__Work to be completed__
Pictures are not part of the copy. Give again exactly the lines from the one with "Output the web" to the one with "const yTicks = [0, 2, 4, 6, 8, 10, 12]", inclusive.

__Data lines__
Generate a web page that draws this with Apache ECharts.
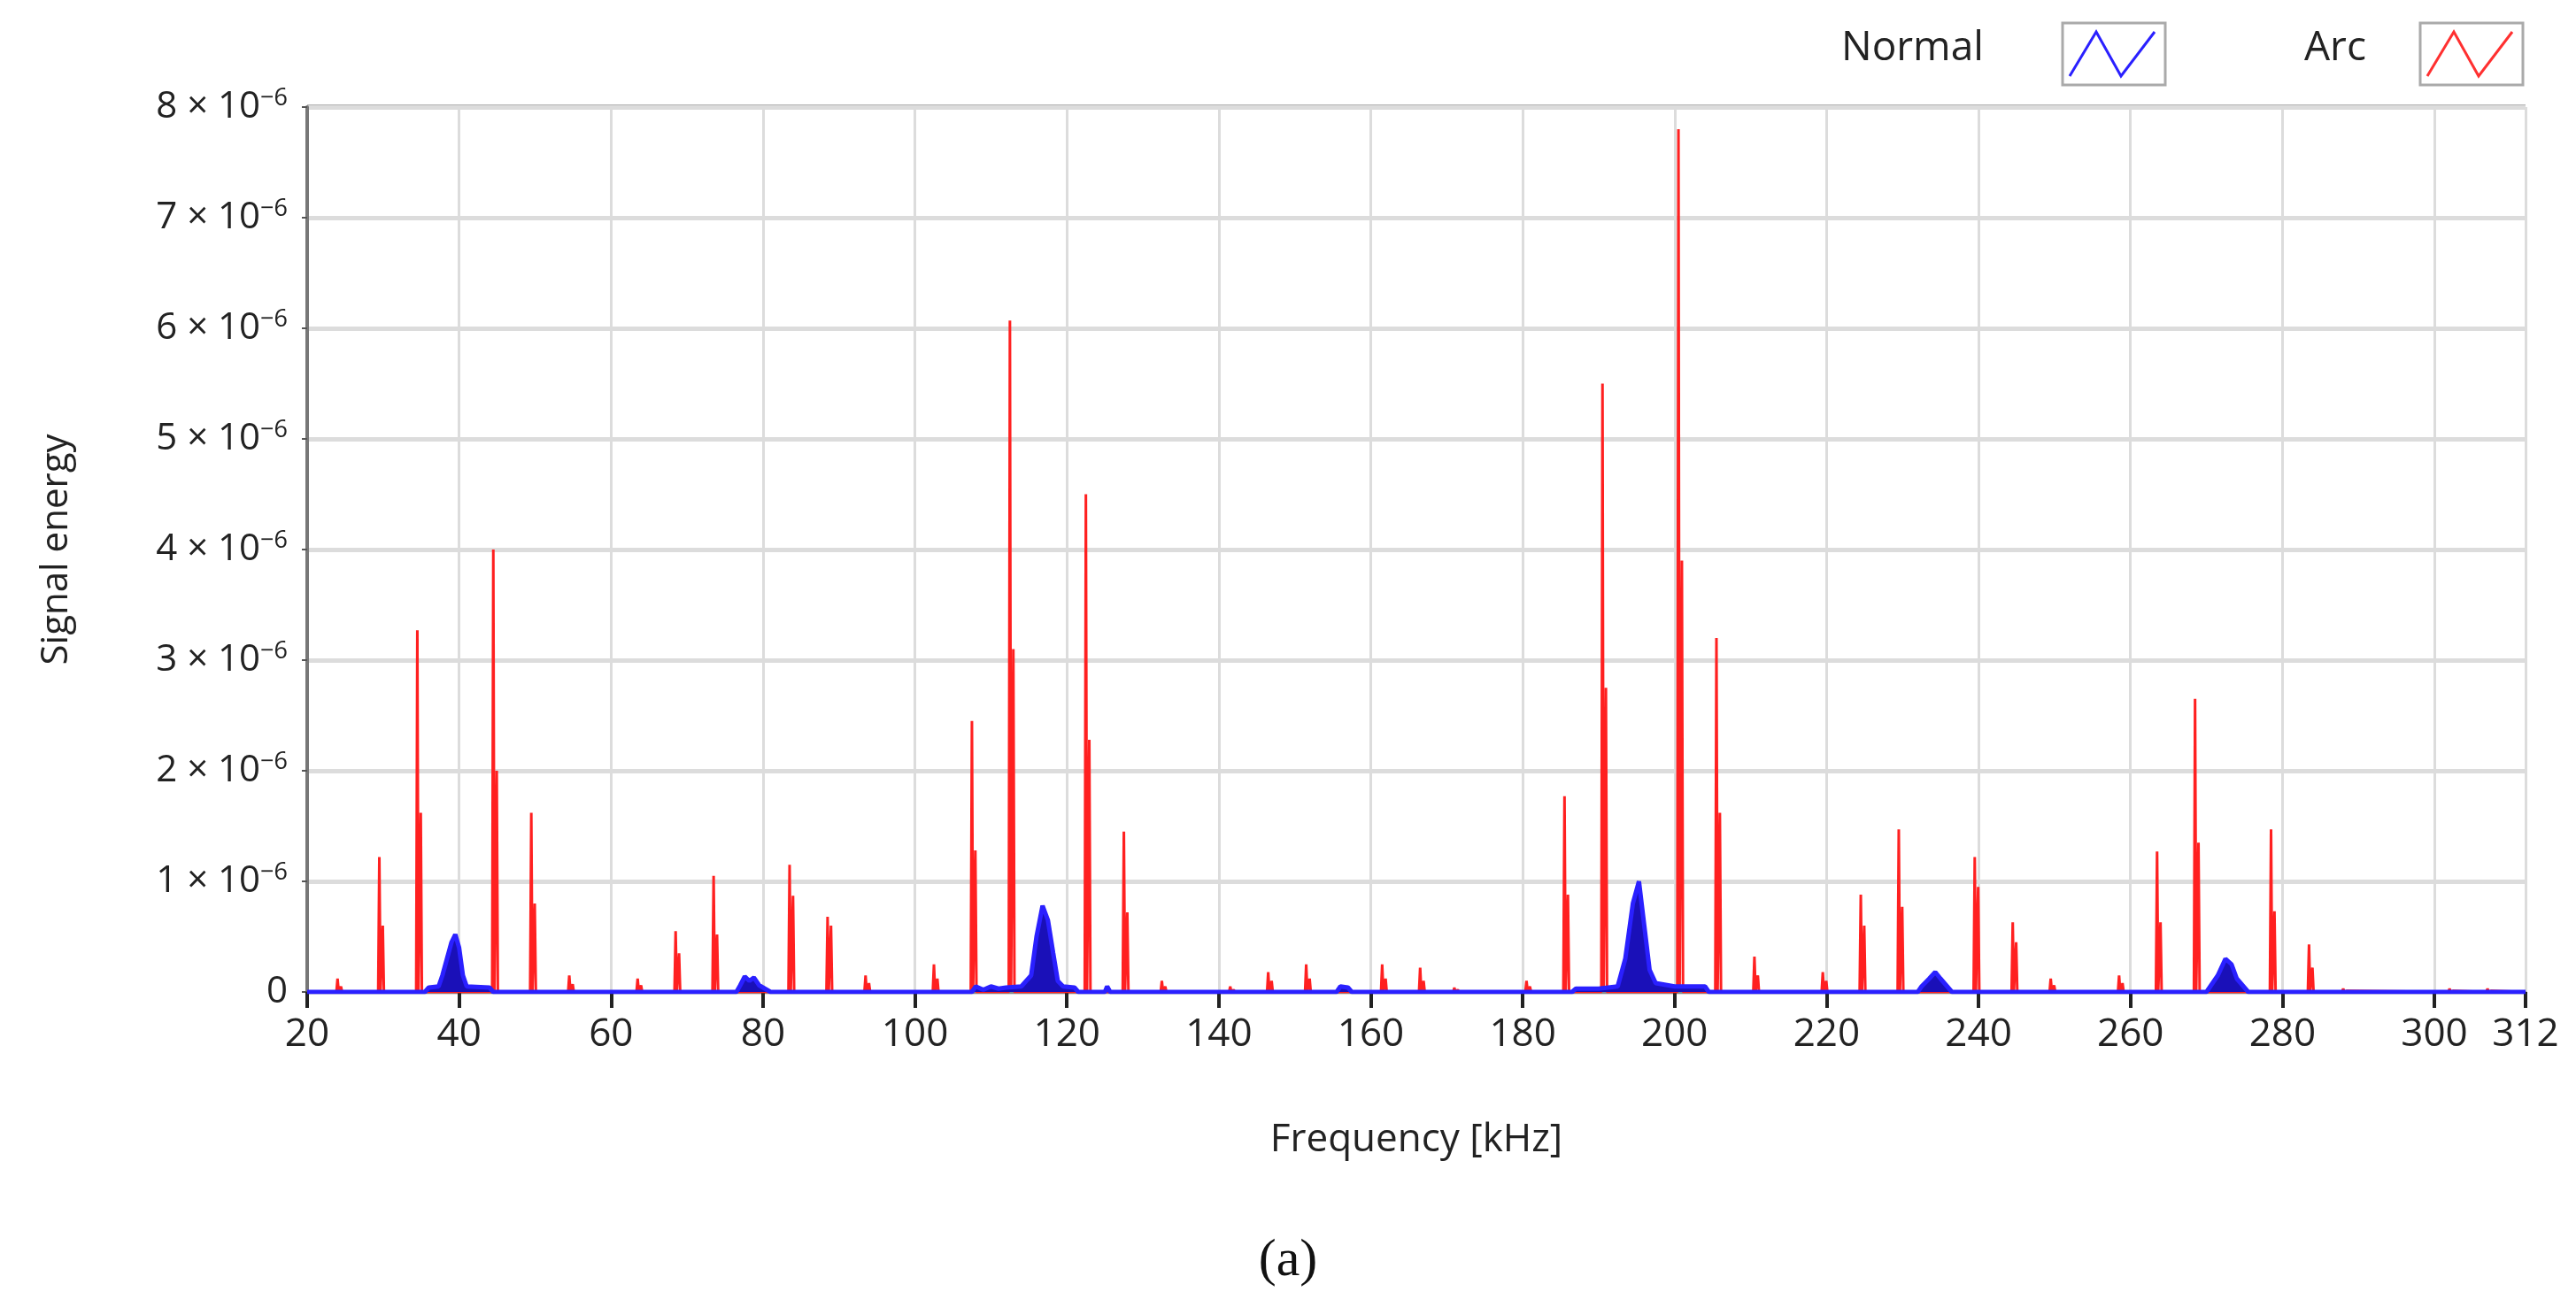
---
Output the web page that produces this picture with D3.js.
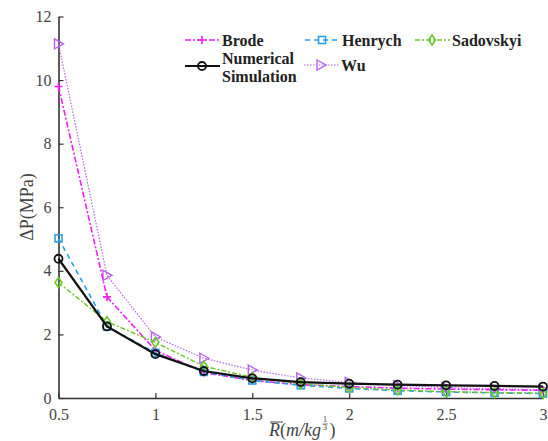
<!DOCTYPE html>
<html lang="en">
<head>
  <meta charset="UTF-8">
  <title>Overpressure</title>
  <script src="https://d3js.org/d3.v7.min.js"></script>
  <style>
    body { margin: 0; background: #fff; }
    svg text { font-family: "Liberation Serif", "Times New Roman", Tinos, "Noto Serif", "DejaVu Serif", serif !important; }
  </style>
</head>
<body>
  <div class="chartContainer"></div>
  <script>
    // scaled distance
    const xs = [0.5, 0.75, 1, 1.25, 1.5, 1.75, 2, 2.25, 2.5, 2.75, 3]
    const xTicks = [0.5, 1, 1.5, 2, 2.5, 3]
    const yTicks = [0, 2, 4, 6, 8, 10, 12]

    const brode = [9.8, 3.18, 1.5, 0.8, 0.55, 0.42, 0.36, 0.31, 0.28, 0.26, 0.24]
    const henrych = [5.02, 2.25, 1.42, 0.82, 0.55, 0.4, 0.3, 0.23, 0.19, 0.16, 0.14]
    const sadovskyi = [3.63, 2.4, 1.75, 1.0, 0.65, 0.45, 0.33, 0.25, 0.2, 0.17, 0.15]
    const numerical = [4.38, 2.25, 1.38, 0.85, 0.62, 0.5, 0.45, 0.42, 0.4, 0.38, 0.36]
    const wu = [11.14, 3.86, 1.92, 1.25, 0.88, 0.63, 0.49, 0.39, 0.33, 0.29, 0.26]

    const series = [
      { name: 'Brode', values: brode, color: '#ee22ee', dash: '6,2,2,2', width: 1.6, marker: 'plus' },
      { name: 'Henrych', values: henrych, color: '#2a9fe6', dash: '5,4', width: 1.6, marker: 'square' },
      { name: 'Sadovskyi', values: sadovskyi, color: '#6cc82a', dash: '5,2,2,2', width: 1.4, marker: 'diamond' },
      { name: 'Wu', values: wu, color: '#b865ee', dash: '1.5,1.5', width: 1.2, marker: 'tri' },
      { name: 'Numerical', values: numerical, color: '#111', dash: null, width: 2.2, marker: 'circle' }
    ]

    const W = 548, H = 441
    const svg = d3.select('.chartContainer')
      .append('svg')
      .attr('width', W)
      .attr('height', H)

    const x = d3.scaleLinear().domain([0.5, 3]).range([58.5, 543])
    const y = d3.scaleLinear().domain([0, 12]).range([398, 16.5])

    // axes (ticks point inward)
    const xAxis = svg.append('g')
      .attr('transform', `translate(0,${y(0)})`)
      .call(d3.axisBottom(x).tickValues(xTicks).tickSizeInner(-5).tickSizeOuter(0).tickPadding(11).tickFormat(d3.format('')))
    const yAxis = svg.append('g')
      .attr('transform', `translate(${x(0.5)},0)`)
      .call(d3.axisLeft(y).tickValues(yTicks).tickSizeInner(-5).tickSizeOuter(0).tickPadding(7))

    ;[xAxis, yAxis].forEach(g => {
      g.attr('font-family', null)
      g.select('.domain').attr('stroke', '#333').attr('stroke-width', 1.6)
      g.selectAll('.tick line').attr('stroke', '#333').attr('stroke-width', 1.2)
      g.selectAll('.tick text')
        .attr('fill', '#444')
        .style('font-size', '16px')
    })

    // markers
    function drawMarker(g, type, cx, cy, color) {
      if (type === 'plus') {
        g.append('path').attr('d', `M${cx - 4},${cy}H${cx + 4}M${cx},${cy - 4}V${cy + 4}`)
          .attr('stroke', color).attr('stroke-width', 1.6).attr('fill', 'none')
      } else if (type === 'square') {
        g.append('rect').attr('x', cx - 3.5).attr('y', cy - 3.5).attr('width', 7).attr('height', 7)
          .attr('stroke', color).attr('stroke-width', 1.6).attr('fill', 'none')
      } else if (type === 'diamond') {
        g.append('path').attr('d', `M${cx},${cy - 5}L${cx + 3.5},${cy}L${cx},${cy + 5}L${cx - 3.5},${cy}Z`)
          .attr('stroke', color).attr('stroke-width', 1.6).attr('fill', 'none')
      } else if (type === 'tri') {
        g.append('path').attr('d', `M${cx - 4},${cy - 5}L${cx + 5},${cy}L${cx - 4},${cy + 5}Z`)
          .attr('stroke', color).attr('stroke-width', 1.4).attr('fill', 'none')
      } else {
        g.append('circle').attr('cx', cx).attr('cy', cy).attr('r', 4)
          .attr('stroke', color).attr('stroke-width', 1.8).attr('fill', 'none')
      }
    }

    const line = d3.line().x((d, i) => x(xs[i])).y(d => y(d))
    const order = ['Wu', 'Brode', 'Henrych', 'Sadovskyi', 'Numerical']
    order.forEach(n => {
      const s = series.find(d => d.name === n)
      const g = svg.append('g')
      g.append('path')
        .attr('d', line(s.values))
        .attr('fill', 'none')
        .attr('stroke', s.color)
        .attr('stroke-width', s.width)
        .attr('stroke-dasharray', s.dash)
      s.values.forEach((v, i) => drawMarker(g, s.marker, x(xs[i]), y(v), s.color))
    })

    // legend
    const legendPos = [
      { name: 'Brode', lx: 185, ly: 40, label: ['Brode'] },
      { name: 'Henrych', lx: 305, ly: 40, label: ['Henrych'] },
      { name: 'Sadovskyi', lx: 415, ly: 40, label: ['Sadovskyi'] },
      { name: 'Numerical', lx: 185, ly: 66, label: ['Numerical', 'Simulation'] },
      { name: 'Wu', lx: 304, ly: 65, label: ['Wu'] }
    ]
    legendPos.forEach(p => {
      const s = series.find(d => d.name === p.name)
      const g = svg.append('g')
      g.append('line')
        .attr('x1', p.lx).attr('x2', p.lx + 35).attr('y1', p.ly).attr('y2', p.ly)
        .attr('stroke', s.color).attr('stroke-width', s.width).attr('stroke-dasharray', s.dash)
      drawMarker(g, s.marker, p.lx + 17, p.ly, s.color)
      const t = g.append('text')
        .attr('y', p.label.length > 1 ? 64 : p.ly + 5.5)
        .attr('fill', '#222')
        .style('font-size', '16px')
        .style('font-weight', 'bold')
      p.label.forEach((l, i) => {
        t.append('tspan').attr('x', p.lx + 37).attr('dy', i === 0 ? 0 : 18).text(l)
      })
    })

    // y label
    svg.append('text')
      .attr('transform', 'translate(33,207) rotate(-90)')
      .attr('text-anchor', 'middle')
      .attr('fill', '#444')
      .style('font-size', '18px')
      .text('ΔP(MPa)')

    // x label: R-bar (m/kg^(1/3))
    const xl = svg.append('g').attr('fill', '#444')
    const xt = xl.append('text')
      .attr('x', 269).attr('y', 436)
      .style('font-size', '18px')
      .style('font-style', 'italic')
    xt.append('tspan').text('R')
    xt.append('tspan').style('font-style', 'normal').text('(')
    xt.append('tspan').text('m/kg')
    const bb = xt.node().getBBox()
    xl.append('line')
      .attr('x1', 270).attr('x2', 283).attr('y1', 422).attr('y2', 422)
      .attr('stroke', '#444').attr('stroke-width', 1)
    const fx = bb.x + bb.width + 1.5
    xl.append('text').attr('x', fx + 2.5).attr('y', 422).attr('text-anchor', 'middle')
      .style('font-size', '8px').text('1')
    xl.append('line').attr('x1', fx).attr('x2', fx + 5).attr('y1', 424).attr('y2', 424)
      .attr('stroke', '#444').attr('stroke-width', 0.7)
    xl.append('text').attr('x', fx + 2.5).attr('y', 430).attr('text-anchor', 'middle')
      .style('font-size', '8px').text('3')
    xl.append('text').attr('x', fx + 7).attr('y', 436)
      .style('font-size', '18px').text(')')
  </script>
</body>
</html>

__Full output__
Output the web page that produces this picture with D3.js.
<!DOCTYPE html>
<html lang="en">
<head>
  <meta charset="UTF-8">
  <title>Overpressure</title>
  <script src="https://d3js.org/d3.v7.min.js"></script>
  <style>
    body { margin: 0; background: #fff; }
    svg text { font-family: "Liberation Serif", "Times New Roman", Tinos, "Noto Serif", "DejaVu Serif", serif !important; }
  </style>
</head>
<body>
  <div class="chartContainer"></div>
  <script>
    // scaled distance
    const xs = [0.5, 0.75, 1, 1.25, 1.5, 1.75, 2, 2.25, 2.5, 2.75, 3]
    const xTicks = [0.5, 1, 1.5, 2, 2.5, 3]
    const yTicks = [0, 2, 4, 6, 8, 10, 12]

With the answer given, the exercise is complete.